Researchers at UC Merced estimated that reduced water deliveries last year resulted in 395,000 acres of cropland left dry and unplanted. And growers have been leaving more land fallow this year in the Central Valley.
Karen Ross, secretary of the California Department of Food and Agriculture, said initial projections point to more than 800,000 acres of farmland probably being left dry this year, including about 250,000 acres in the Sacramento Valley, which previously had largely been spared cutbacks.
“It’s a tremendous impact to the farms and to whole communities,” Ross said.
She said farms have effectively reduced water use over the last two decades while also increasing productivity.
Over the last 10 years, the amount of irrigated farmland has also gotten smaller, Ross said, and in the future, “we’re going to be farming a smaller footprint.”
That’s partly because of the gradual implementation of groundwater pumping limits under a 2014 California law intended to combat chronic problems of excessive pumping and declining aquifers.

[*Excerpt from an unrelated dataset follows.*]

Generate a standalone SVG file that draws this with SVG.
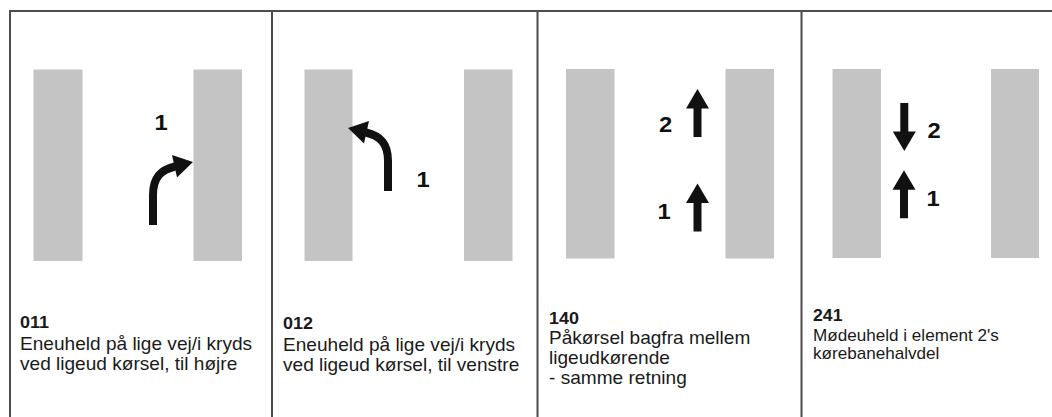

The state’s $49-billion agriculture industry also is contending with drought years that are being compounded by warmer temperatures fueled by human-caused climate change.
Ross said that reality underscores the need to conserve now and adapt to hotter, drier futures.
She said the drought is a huge “punch in the gut because it’s so heart-wrenching.”
“It’s a very stressful time in ag,” she said. “But we are also very, very resilient.”
In addition to the curtailments of water rights, rice farmers who are part of a group called the Sacramento River settlement contractors have voluntarily reduced water use. Ekdahl said they are receiving about 18% of their full contractual allotments.
He said the state water board doesn’t have data on how the cuts will affect different crops in the Central Valley.
In the last year, many of the large irrigation districts have been able to use water stored in reservoirs, which isn’t subject to the curtailments, Ekdahl said. Many also continue to have access to groundwater, and some are able to buy water from other growers.
Ekdahl said who is affected and who isn’t is going to be a “site-specific kind of question.”
What’s clear is that without enough water to go around, he said, it will be difficult for some growers to find enough for their crops this summer.